The request:
Lines with "Convert this chart to Observable Plot code." and "const yTicks = [1.8, 1.9, 2.0, 2.1, 2.2, 2.3, 2.4, 2.5];" mark the range, both included. Reproduce exactly that stretch, without pictures.

[BEGIN Records for this exercise]

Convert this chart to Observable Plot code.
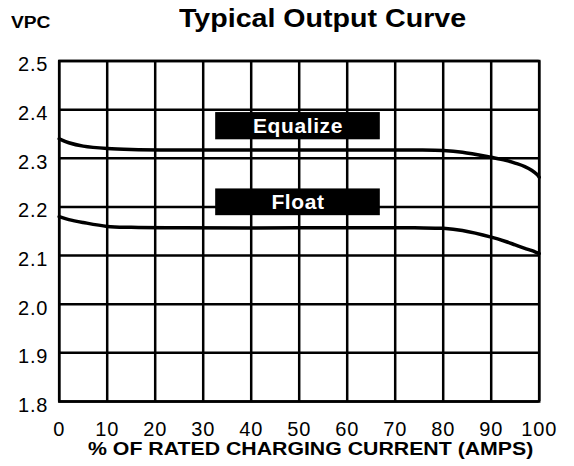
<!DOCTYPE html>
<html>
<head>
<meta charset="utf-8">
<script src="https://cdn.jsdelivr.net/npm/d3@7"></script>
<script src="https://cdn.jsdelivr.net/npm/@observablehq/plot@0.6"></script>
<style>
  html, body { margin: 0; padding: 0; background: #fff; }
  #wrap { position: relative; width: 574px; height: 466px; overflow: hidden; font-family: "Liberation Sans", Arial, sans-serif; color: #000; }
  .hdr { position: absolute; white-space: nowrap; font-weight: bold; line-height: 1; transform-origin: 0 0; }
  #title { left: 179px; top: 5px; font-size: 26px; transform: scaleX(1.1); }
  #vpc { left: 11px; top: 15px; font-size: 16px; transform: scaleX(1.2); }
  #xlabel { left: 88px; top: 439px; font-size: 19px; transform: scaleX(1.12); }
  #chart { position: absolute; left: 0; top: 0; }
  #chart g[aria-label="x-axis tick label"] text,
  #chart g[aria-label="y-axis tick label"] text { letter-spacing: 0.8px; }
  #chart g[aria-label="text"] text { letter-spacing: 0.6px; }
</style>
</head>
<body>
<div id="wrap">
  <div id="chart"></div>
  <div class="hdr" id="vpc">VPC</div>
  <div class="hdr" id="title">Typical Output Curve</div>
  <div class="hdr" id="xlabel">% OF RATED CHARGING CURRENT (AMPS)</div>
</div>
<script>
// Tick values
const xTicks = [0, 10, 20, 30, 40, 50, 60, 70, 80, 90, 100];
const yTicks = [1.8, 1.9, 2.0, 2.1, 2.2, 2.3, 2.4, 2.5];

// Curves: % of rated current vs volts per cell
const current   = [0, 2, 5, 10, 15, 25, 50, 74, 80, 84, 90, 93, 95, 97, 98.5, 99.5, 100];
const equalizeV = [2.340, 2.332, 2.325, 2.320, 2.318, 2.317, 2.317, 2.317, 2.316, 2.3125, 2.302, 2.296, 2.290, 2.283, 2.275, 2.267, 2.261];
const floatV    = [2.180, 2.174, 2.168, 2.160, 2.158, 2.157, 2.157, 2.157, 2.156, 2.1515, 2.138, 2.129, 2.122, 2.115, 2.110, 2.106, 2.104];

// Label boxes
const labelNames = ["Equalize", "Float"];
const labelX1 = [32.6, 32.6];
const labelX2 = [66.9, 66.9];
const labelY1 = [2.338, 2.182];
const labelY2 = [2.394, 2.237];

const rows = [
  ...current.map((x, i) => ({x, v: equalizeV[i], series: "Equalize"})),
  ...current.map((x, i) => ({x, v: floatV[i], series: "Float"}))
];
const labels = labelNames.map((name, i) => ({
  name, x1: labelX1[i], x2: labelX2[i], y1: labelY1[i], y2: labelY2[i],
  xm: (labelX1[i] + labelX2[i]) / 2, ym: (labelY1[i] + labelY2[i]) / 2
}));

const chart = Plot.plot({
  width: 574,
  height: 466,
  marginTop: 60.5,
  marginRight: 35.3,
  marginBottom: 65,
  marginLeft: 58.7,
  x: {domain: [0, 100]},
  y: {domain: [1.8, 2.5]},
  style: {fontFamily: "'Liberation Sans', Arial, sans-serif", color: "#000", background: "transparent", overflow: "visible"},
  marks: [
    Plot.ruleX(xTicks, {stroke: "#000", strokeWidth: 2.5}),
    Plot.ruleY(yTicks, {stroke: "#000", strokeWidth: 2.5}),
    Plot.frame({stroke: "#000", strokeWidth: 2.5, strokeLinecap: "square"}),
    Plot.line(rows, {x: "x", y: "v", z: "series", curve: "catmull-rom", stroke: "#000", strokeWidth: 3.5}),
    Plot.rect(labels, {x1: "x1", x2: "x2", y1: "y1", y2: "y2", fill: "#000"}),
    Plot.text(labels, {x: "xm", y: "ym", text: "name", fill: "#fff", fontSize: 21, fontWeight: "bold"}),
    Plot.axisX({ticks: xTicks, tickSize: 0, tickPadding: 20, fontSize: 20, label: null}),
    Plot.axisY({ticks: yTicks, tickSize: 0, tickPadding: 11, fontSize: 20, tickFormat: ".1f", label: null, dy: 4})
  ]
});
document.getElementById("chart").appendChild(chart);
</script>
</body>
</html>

[END Records for this exercise]
[BEGIN Records for this exercise]

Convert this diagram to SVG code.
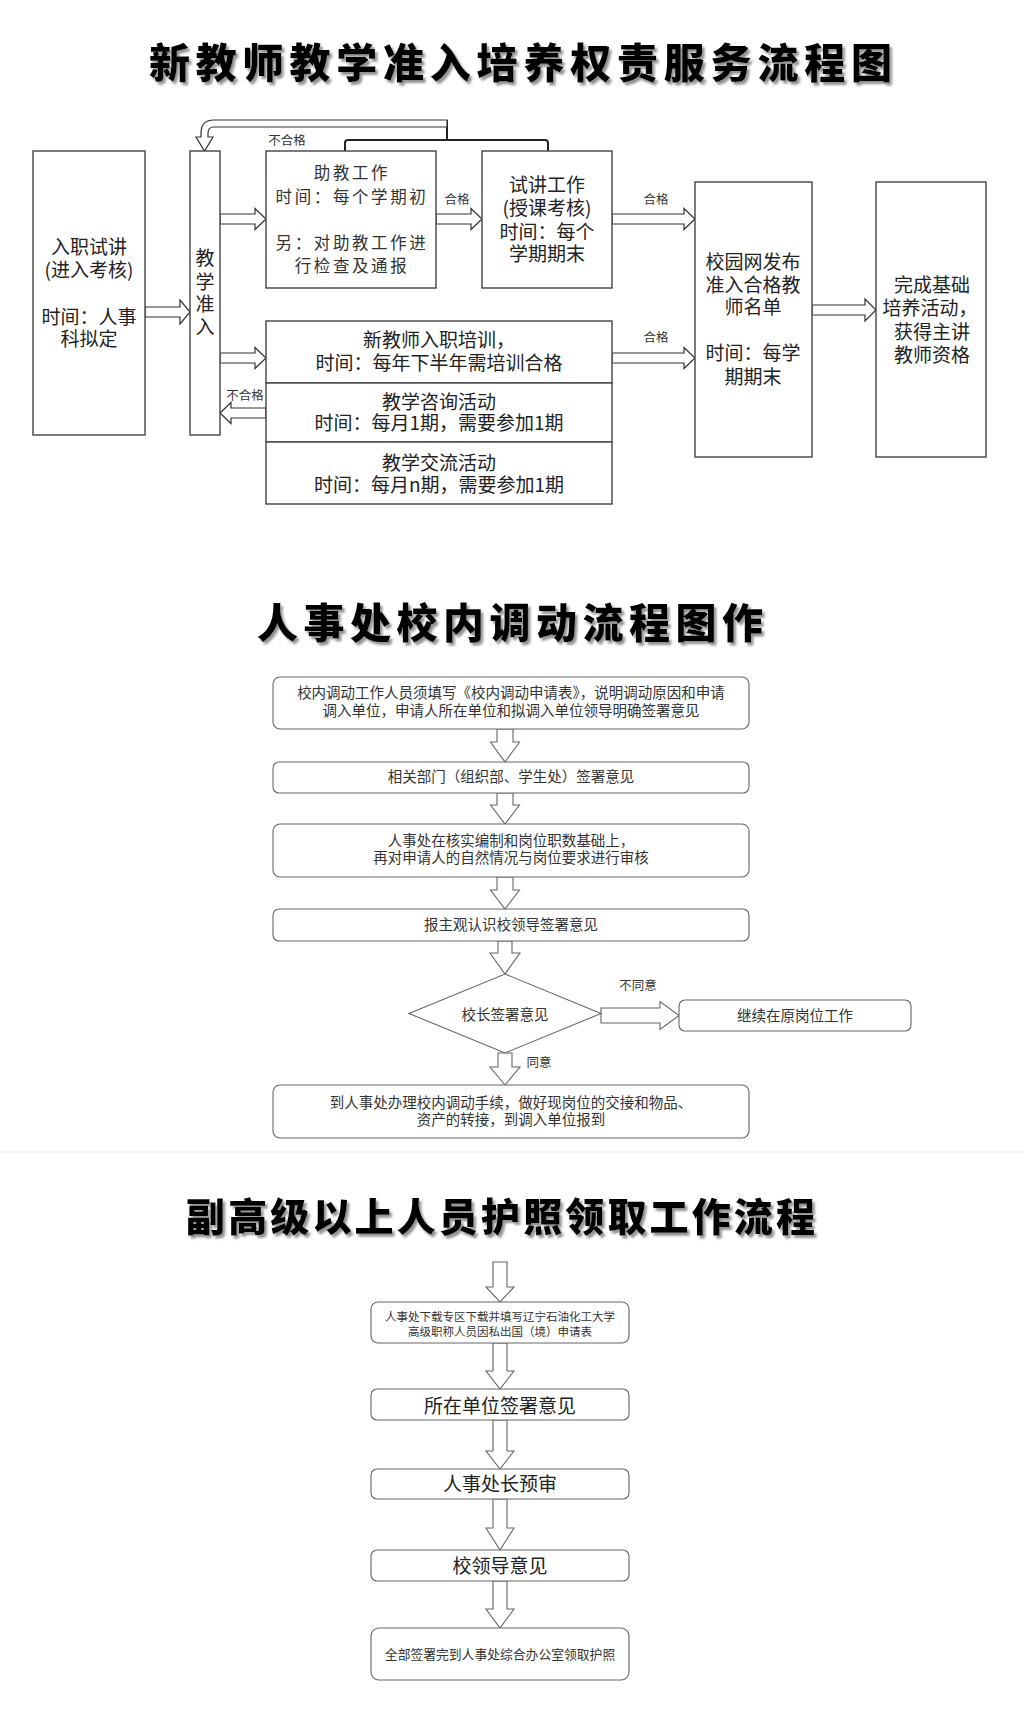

[END Records for this exercise]
[BEGIN Records for this exercise]

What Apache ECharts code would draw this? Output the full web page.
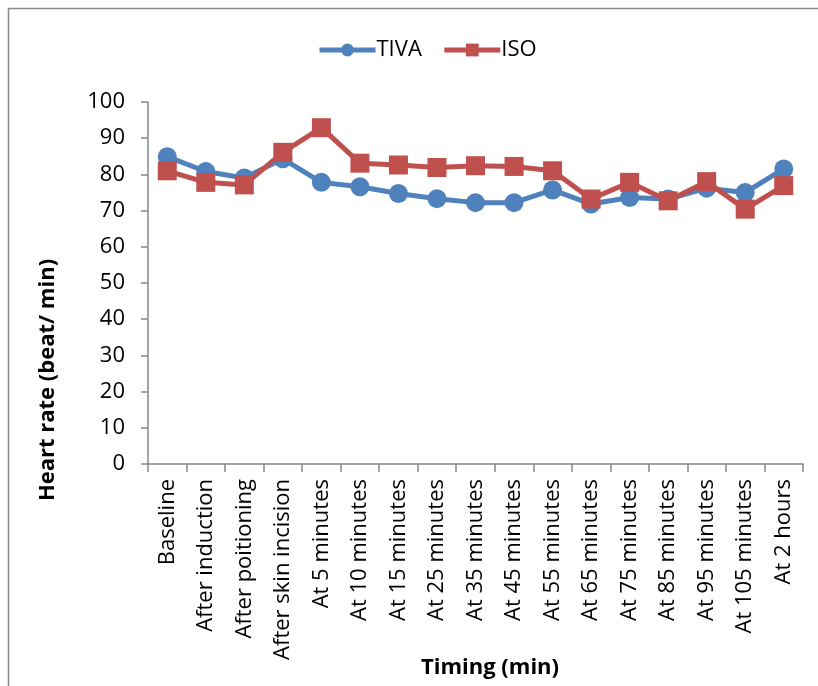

[END Records for this exercise]

Solution for this problem:
Convert this chart to Observable Plot code.
<!DOCTYPE html>
<html>
<head>
<meta charset="utf-8">
<script src="https://cdn.jsdelivr.net/npm/d3@7"></script>
<script src="https://cdn.jsdelivr.net/npm/@observablehq/plot@0.6"></script>
<style>
  html, body { margin: 0; padding: 0; background: #fff; }
  #wrap { position: relative; width: 574px; height: 466px; overflow: hidden; font-family: "Liberation Sans", Arial, sans-serif; color: #000; }
  .hdr { position: absolute; white-space: nowrap; font-weight: bold; line-height: 1; transform-origin: 0 0; }
  #title { left: 179px; top: 5px; font-size: 26px; transform: scaleX(1.1); }
  #vpc { left: 11px; top: 15px; font-size: 16px; transform: scaleX(1.2); }
  #xlabel { left: 88px; top: 439px; font-size: 19px; transform: scaleX(1.12); }
  #chart { position: absolute; left: 0; top: 0; }
  #chart g[aria-label="x-axis tick label"] text,
  #chart g[aria-label="y-axis tick label"] text { letter-spacing: 0.8px; }
  #chart g[aria-label="text"] text { letter-spacing: 0.6px; }
</style>
</head>
<body>
<div id="wrap">
  <div id="chart"></div>
  <div class="hdr" id="vpc">VPC</div>
  <div class="hdr" id="title">Typical Output Curve</div>
  <div class="hdr" id="xlabel">% OF RATED CHARGING CURRENT (AMPS)</div>
</div>
<script>
// Tick values
const xTicks = [0, 10, 20, 30, 40, 50, 60, 70, 80, 90, 100];
const yTicks = [1.8, 1.9, 2.0, 2.1, 2.2, 2.3, 2.4, 2.5];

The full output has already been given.